The Pecos Valley's economy also began a gradual improvement after the turn of the century, perhaps largely due to the completion of the Pecos Valley & Northeastern"s line to Amarillo. The new route finally gave the valley the direct market connections it had sought since the 1880s. The first carloads of Pecos Valley fruit were shipped from the Tracy farm in 1900, and the valley's other crop uncertainties began to ease. Each year, the irrigation company managed to slowly increase the number of acres it provided with water. Agricultural land values remained lower than Carlsbad's "boosters" had hoped, however. [3]
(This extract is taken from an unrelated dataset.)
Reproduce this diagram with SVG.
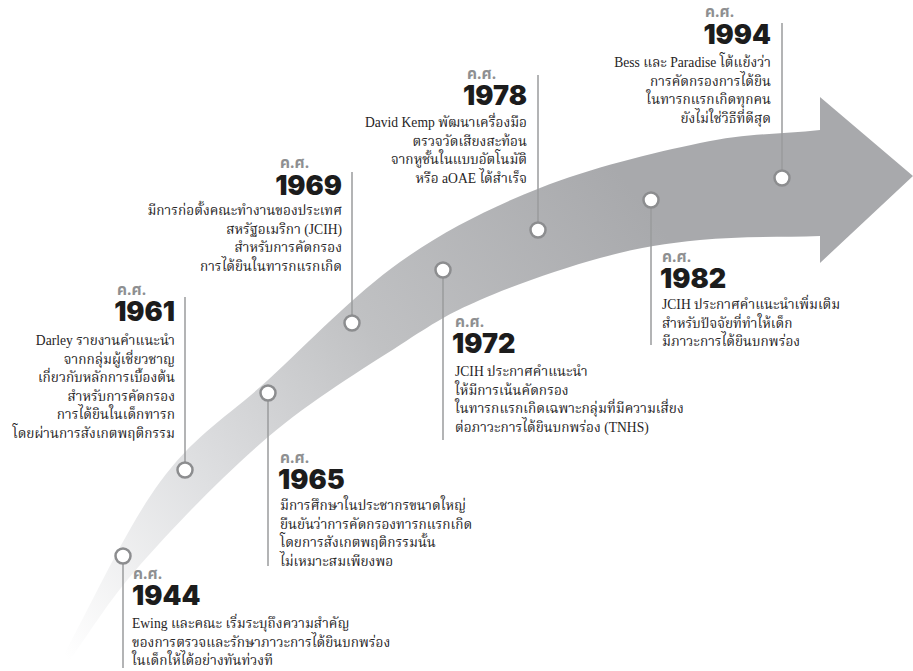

The valley's agricultural situation further stabilized with the introduction of cotton as a staple crop. Egyptian cotton was first grown locally in an experimental plot near La Huerta for the Department of Agriculture, and the results were impressive enough to induce the operators of a Texas cotton gin to relocate to Carlsbad in 1903. The valley's cotton fields displayed an immediate and relatively substantial success, and by the end of the decade cotton had become one of the valley's primary agricultural products. It remains an important local crop today. [4]

The irrigation company remained marginally profitable after its release from receivership, although the optimism of 1901 began to fade as management realized that substantial improvements to the company's physical plant would soon be necessary. By 1902, Tracy and Tansill recognized that the Pecos River flume needed immediate replacement and that any future expansion of the system hinged on a reduction of the canal network's substantial seepage problem. The magnitude of these projects suggested to Tansill that the company's investors would be better served if a buyer for the entire system could be found. Perhaps noting the legislative progress of the Reclamation Act of 1902, Tansill suggested that the United States government might be such a buyer. In late 1902, he managed to lure F. H. Newell, the chief engineer of the newly-formed United States Reclamation Service, to Carlsbad to discuss possible Federal purchase and expansion of the company's reclamation system. [5]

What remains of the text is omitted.